→ Task to complete
Print the lines of the listing below verbatim from its first line through the line bearing "(10,11) -- (888,11);". Any pictures are to be omitted.

→ Source excerpt
○ ○ ○ ○
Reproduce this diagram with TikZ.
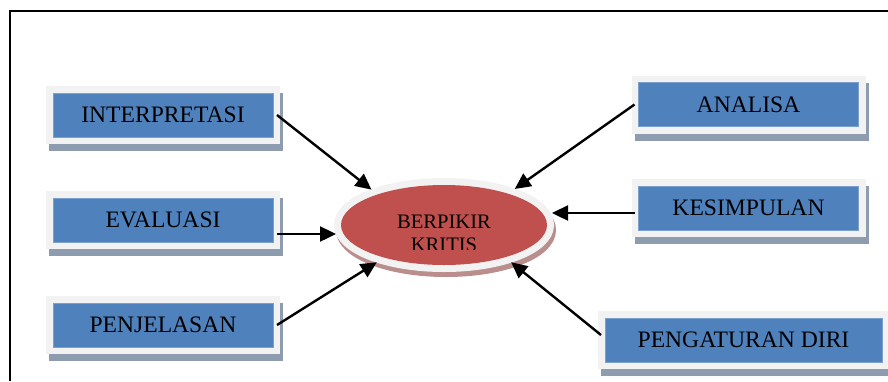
\documentclass[tikz,border=0pt]{standalone}
\usepackage{fontspec}
\setmainfont{Liberation Serif}
\usetikzlibrary{arrows.meta,shapes.geometric,shadows}

\definecolor{boxblue}{HTML}{4F81BD}
\definecolor{rimgray}{HTML}{F2F2F2}
\definecolor{boxshadow}{HTML}{8E9CB0}
\definecolor{kritred}{HTML}{C0504D}
\definecolor{kritshadow}{HTML}{B98E8C}

\begin{document}
\begin{tikzpicture}[x=0.5pt, y=-0.5pt,
        aspek/.style={rectangle, fill=boxblue, draw=boxblue!75!white, line width=0.4pt,
            minimum width=110pt, minimum height=22pt, inner sep=0pt, outer sep=2pt,
            font=\fontsize{11.8}{14}\selectfont,
            general shadow={fill=boxshadow, draw=boxshadow, line width=7pt,
                shadow xshift=1.5pt, shadow yshift=-3.5pt},
            preaction={draw=rimgray, line width=7pt}},
        pusat/.style={ellipse, fill=kritred, minimum width=103pt, minimum height=40pt,
            inner sep=0pt, outer sep=3.5pt,
            general shadow={fill=kritshadow, draw=kritshadow, line width=7pt,
                shadow xshift=1pt, shadow yshift=-2.5pt},
            preaction={draw=rimgray, line width=7pt}},
        panah/.style={draw=black, line width=1.2pt, -{Triangle[length=8pt, width=7.5pt]}}]

    \useasboundingbox (0,0) rectangle (888,381);

    % bingkai
    \draw[line width=1.4pt] (10,381) -- (10,11) -- (888,11);

    % pusat
    \node[pusat] (krit) at (444,225) {};
    \begin{scope}
        \clip (300,180) rectangle (590,249);
        \node[align=center, font=\fontsize{10.3}{11.5}\selectfont] (kritlabel) at (444,233) {BERPIKIR\\KRITIS};
    \end{scope}

    % kiri
    \node[aspek] (interpretasi) at (163,115) {INTERPRETASI};
    \node[aspek] (evaluasi) at (163,220) {EVALUASI};
    \node[aspek] (penjelasan) at (163,325) {PENJELASAN};

    % kanan
    \node[aspek] (analisa) at (748.5,104.5) {ANALISA};
    \node[aspek] (kesimpulan) at (748.5,208) {KESIMPULAN};
    \node[aspek, minimum width=138.5pt] (pengaturan) at (743.5,340) {PENGATURAN DIRI};

    \draw[panah] (interpretasi.east) -- (krit.154.7);
    \draw[panah] ([yshift=-7pt]evaluasi.east) coordinate (ev) -- ([xshift=1pt]ev -| krit.west);
    \draw[panah] (penjelasan.east) -- (krit.209);
    \draw[panah] (analisa.west) -- (krit.27.6);
    \draw[panah] ([yshift=-2.5pt]kesimpulan.west) coordinate (ks) -- ([xshift=-1pt]ks -| krit.east);
    \draw[panah] ([yshift=2.5pt]pengaturan.west) -- (krit.331.6);
\end{tikzpicture}
\end{document}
○ ○ ○ ○
→ Solution for this exercise
Reproduce this diagram with TikZ.
\documentclass[tikz,border=0pt]{standalone}
\usepackage{fontspec}
\setmainfont{Liberation Serif}
\usetikzlibrary{arrows.meta,shapes.geometric,shadows}

\definecolor{boxblue}{HTML}{4F81BD}
\definecolor{rimgray}{HTML}{F2F2F2}
\definecolor{boxshadow}{HTML}{8E9CB0}
\definecolor{kritred}{HTML}{C0504D}
\definecolor{kritshadow}{HTML}{B98E8C}

\begin{document}
\begin{tikzpicture}[x=0.5pt, y=-0.5pt,
        aspek/.style={rectangle, fill=boxblue, draw=boxblue!75!white, line width=0.4pt,
            minimum width=110pt, minimum height=22pt, inner sep=0pt, outer sep=2pt,
            font=\fontsize{11.8}{14}\selectfont,
            general shadow={fill=boxshadow, draw=boxshadow, line width=7pt,
                shadow xshift=1.5pt, shadow yshift=-3.5pt},
            preaction={draw=rimgray, line width=7pt}},
        pusat/.style={ellipse, fill=kritred, minimum width=103pt, minimum height=40pt,
            inner sep=0pt, outer sep=3.5pt,
            general shadow={fill=kritshadow, draw=kritshadow, line width=7pt,
                shadow xshift=1pt, shadow yshift=-2.5pt},
            preaction={draw=rimgray, line width=7pt}},
        panah/.style={draw=black, line width=1.2pt, -{Triangle[length=8pt, width=7.5pt]}}]

    \useasboundingbox (0,0) rectangle (888,381);

    % bingkai
    \draw[line width=1.4pt] (10,381) -- (10,11) -- (888,11);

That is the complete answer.